We refer to the recent article by senior health correspondent Salma Khalik (Should older women go for breast cancer screening? Experts divided, Aug 26) and the Forum letter by Dr Desmond Wai (Balance benefits of breast cancer screening against potential harms, Sept 5).
As clinicians managing newly diagnosed breast cancer patients daily, we strongly believe that breast cancer screening should continue beyond age 70. We continue to see elderly seniors in their 70s to 80s with stage 2 and above breast cancers, presenting symptomatically with a self-detected breast lump.
These cancers may become debilitating and eventually life-threatening if left untreated, and likely would have been detected and treated at earlier stages if the women had continued screening after age 70. Treatment of breast cancer in the earlier stages is generally less complex with better outcomes.
The risk of false positives from screening is always present regardless of age of screening.
The managing clinician should assess not only the risk of cancer in the screen-detected abnormality, but also each individual patient’s risk factors, general health status and co-existing medical conditions, life expectancy and possible treatment options should cancer be found. The clinician then discusses the pros and cons of pursuing further evaluation of the screening abnormality with the patient, so that the patient may make an informed decision for herself. This is the “balanced” approach in breast cancer screening.

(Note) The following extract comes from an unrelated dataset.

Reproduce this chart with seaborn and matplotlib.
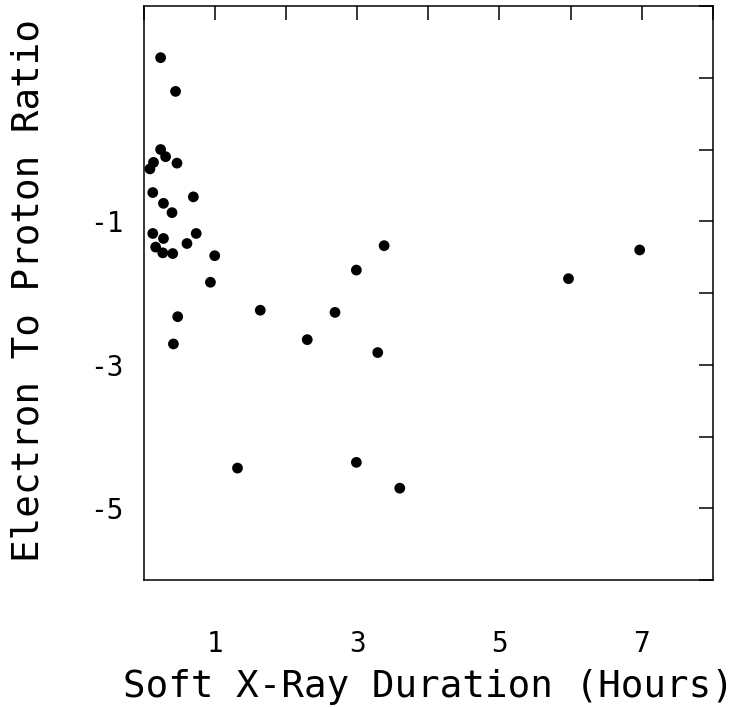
import numpy as np
import pandas as pd
import matplotlib
matplotlib.use("Agg")
import matplotlib.pyplot as plt
import seaborn as sns

# Soft X-ray duration (hours) vs electron/proton ratio
duration = [0.24, 0.45, 0.24, 0.31, 0.14, 0.47, 0.09, 0.13, 0.70, 0.28,
            0.40, 0.13, 0.74, 0.28, 0.61, 0.17, 0.27, 0.41, 1.00, 0.94,
            1.64, 0.48, 0.42, 3.38, 2.99, 6.97, 5.97, 2.69, 2.30, 3.29,
            1.32, 2.99, 3.60]
ratio = [1.28, 0.81, 0.00, -0.10, -0.18, -0.19, -0.27, -0.60, -0.66, -0.75,
         -0.88, -1.17, -1.17, -1.24, -1.31, -1.36, -1.44, -1.45, -1.48, -1.85,
         -2.24, -2.33, -2.71, -1.34, -1.68, -1.40, -1.80, -2.27, -2.65, -2.83,
         -4.44, -4.36, -4.72]

x_ticks = list(range(0, 9))
y_ticks = list(range(-6, 3))
x_labels = ["1", "3", "5", "7"]
y_labels = ["-1", "-3", "-5"]

sns.set_theme(style="white")
plt.rcParams.update({
    "font.family": ["DejaVu Sans Mono", "DejaVu Sans"],
    "axes.edgecolor": "black",
    "axes.linewidth": 1.1,
})

df = pd.DataFrame({"duration": duration, "ratio": ratio})

fig = plt.figure(figsize=(7.41, 7.07), dpi=100)
ax = fig.add_axes([0.1937, 0.1796, 0.7685, 0.8119])

sns.scatterplot(data=df, x="duration", y="ratio", ax=ax,
                color="black", s=60, edgecolor="none", legend=False)

ax.set_xlim(0, 8)
ax.set_ylim(-6, 2)
ax.set_xticks(x_ticks)
ax.set_yticks(y_ticks)
ax.set_xticklabels([str(t) if str(t) in x_labels else "" for t in x_ticks])
ax.set_yticklabels([str(t) if str(t) in y_labels else "" for t in y_ticks])

ax.tick_params(axis="both", which="major", direction="in", length=10,
               width=1.1, color="black", top=True, right=True,
               labelsize=20, labelcolor="black")
ax.tick_params(axis="x", pad=36)
ax.tick_params(axis="y", pad=14)

for s in ax.spines.values():
    s.set_visible(True)
    s.set_color("black")

ax.set_xlabel("Soft X-Ray Duration (Hours)", fontsize=27, color="black")
ax.set_ylabel("Electron To Proton Ratio", fontsize=27, color="black")
ax.xaxis.set_label_coords(0.50, -0.155)
ax.yaxis.set_label_coords(-0.17, 0.505)

fig.savefig("out.png", dpi=100, facecolor="white")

We acknowledge that screen-detected breast cancer will have a varying extent of severity but each patient deserves to know her available options in the event of an abnormal screening result.
Many of our female seniors often mistakenly think they are no longer at risk of breast cancer when they stop receiving invitations to attend the national breast cancer screening programme BreastScreen Singapore after age 70. This is despite the average life expectancy for women in Singapore being 85.2 years.
Let us not confuse them further. With October being breast cancer awareness month, we should have a consistent message to our seniors that breast cancer screening after age 70 should continue as long as the woman remains well and fit with a life expectancy of 10 years or more. After all, active ageing also means healthy ageing.